## Start Given information

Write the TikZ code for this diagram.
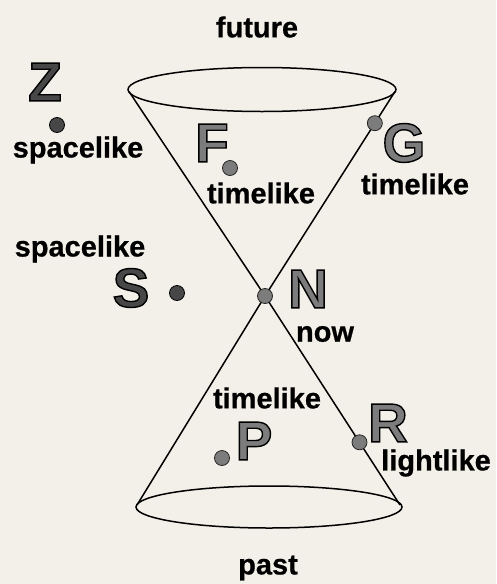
\documentclass[tikz,border=0pt]{standalone}
\usepackage{fontspec}
\setmainfont{Liberation Sans}
\newfontfamily\lblfont{Liberation Sans Bold}[FakeBold=0.6]
\newfontfamily\bigfont{Liberation Sans Bold}
\usetikzlibrary{calc}
\definecolor{paper}{HTML}{F2F0E8}
\definecolor{darkfill}{HTML}{474747}
\definecolor{grayfill}{HTML}{7C7C7C}
\newcommand{\outl}[1]{\special{pdf:literal direct 2 Tr 1.4 w 0 0 0 RG}#1\special{pdf:literal direct 0 Tr}}
\begin{document}
\begin{tikzpicture}[x=1pt,y=-1pt,
  lbl/.style={font=\fontsize{29}{29}\lblfont, inner sep=0pt, text=black},
  bigdark/.style={font=\fontsize{55}{55}\bigfont, inner sep=0pt, text=darkfill},
  biggray/.style={font=\fontsize{55}{55}\bigfont, inner sep=0pt, text=grayfill},
  darkdot/.style={circle, fill=darkfill, draw=black, line width=0.8pt, minimum size=15pt, inner sep=0pt},
  graydot/.style={circle, fill=grayfill, draw=black!85, line width=0.8pt, minimum size=15pt, inner sep=0pt},
  cone/.style={draw=black, line width=1.5pt}]
\fill[paper] (0,0) rectangle (496,584);
\useasboundingbox (0,0) rectangle (496,584);
% cones
\coordinate (topc) at (262,89.5);
\coordinate (botc) at (269,507);
\coordinate (tl) at (129,91.5);
\coordinate (tr) at (395,91.5);
\coordinate (bl) at (137,505);
\coordinate (br) at (400,505);
\coordinate (apex) at (265,296);
\draw[cone] (topc) ellipse [x radius=134, y radius=22];
\draw[cone] (botc) ellipse [x radius=133, y radius=21];
\draw[cone] (tl) -- (apex) -- (tr);
\draw[cone] (bl) -- (apex) -- (br);
% labels
\node[lbl] (future) at (257,27) {future};
\node[lbl] (past) at (268,568) {past};
\node[bigdark] (Z) at (45,82) {\outl{Z}};
\node[darkdot] (zdot) at (57,125) {};
\node[lbl] (sp1) at (78,150) {spacelike};
\node[biggray] (F) at (212,143) {\outl{F}};
\node[graydot] (fdot) at (230,168) {};
\node[lbl] (tl1) at (261,193) {timelike};
\node[biggray] (G) at (404,143) {\outl{G}};
\node[graydot] (gdot) at ($(tr)!0.155!(apex)$) {};
\node[lbl] (tl2) at (415,184) {timelike};
\node[lbl] (sp2) at (80,249) {spacelike};
\node[bigdark] (S) at (131,288) {\outl{S}};
\node[darkdot] (sdot) at (177,293) {};
\node[graydot] (ndot) at (apex) {};
\node[biggray] (N) at (308,289) {\outl{N}};
\node[lbl] (now) at (325,334) {now};
\node[lbl] (tl3) at (267,398) {timelike};
\node[biggray] (P) at (254,441) {\outl{P}};
\node[graydot] (pdot) at (222,458) {};
\node[biggray] (R) at (388,423) {\outl{R}};
\node[graydot] (rdot) at ($(apex)!0.7!(br)$) {};
\node[lbl] (light) at (436,463) {lightlike};
\end{tikzpicture}
\end{document}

## End Given information

**Task description**.
Omit every picture while copying the listing above exactly.

**Output for this exercise**.
Write the TikZ code for this diagram.
\documentclass[tikz,border=0pt]{standalone}
\usepackage{fontspec}
\setmainfont{Liberation Sans}
\newfontfamily\lblfont{Liberation Sans Bold}[FakeBold=0.6]
\newfontfamily\bigfont{Liberation Sans Bold}
\usetikzlibrary{calc}
\definecolor{paper}{HTML}{F2F0E8}
\definecolor{darkfill}{HTML}{474747}
\definecolor{grayfill}{HTML}{7C7C7C}
\newcommand{\outl}[1]{\special{pdf:literal direct 2 Tr 1.4 w 0 0 0 RG}#1\special{pdf:literal direct 0 Tr}}
\begin{document}
\begin{tikzpicture}[x=1pt,y=-1pt,
  lbl/.style={font=\fontsize{29}{29}\lblfont, inner sep=0pt, text=black},
  bigdark/.style={font=\fontsize{55}{55}\bigfont, inner sep=0pt, text=darkfill},
  biggray/.style={font=\fontsize{55}{55}\bigfont, inner sep=0pt, text=grayfill},
  darkdot/.style={circle, fill=darkfill, draw=black, line width=0.8pt, minimum size=15pt, inner sep=0pt},
  graydot/.style={circle, fill=grayfill, draw=black!85, line width=0.8pt, minimum size=15pt, inner sep=0pt},
  cone/.style={draw=black, line width=1.5pt}]
\fill[paper] (0,0) rectangle (496,584);
\useasboundingbox (0,0) rectangle (496,584);
% cones
\coordinate (topc) at (262,89.5);
\coordinate (botc) at (269,507);
\coordinate (tl) at (129,91.5);
\coordinate (tr) at (395,91.5);
\coordinate (bl) at (137,505);
\coordinate (br) at (400,505);
\coordinate (apex) at (265,296);
\draw[cone] (topc) ellipse [x radius=134, y radius=22];
\draw[cone] (botc) ellipse [x radius=133, y radius=21];
\draw[cone] (tl) -- (apex) -- (tr);
\draw[cone] (bl) -- (apex) -- (br);
% labels
\node[lbl] (future) at (257,27) {future};
\node[lbl] (past) at (268,568) {past};
\node[bigdark] (Z) at (45,82) {\outl{Z}};
\node[darkdot] (zdot) at (57,125) {};
\node[lbl] (sp1) at (78,150) {spacelike};
\node[biggray] (F) at (212,143) {\outl{F}};
\node[graydot] (fdot) at (230,168) {};
\node[lbl] (tl1) at (261,193) {timelike};
\node[biggray] (G) at (404,143) {\outl{G}};
\node[graydot] (gdot) at ($(tr)!0.155!(apex)$) {};
\node[lbl] (tl2) at (415,184) {timelike};
\node[lbl] (sp2) at (80,249) {spacelike};
\node[bigdark] (S) at (131,288) {\outl{S}};
\node[darkdot] (sdot) at (177,293) {};
\node[graydot] (ndot) at (apex) {};
\node[biggray] (N) at (308,289) {\outl{N}};
\node[lbl] (now) at (325,334) {now};
\node[lbl] (tl3) at (267,398) {timelike};
\node[biggray] (P) at (254,441) {\outl{P}};
\node[graydot] (pdot) at (222,458) {};
\node[biggray] (R) at (388,423) {\outl{R}};
\node[graydot] (rdot) at ($(apex)!0.7!(br)$) {};
\node[lbl] (light) at (436,463) {lightlike};
\end{tikzpicture}
\end{document}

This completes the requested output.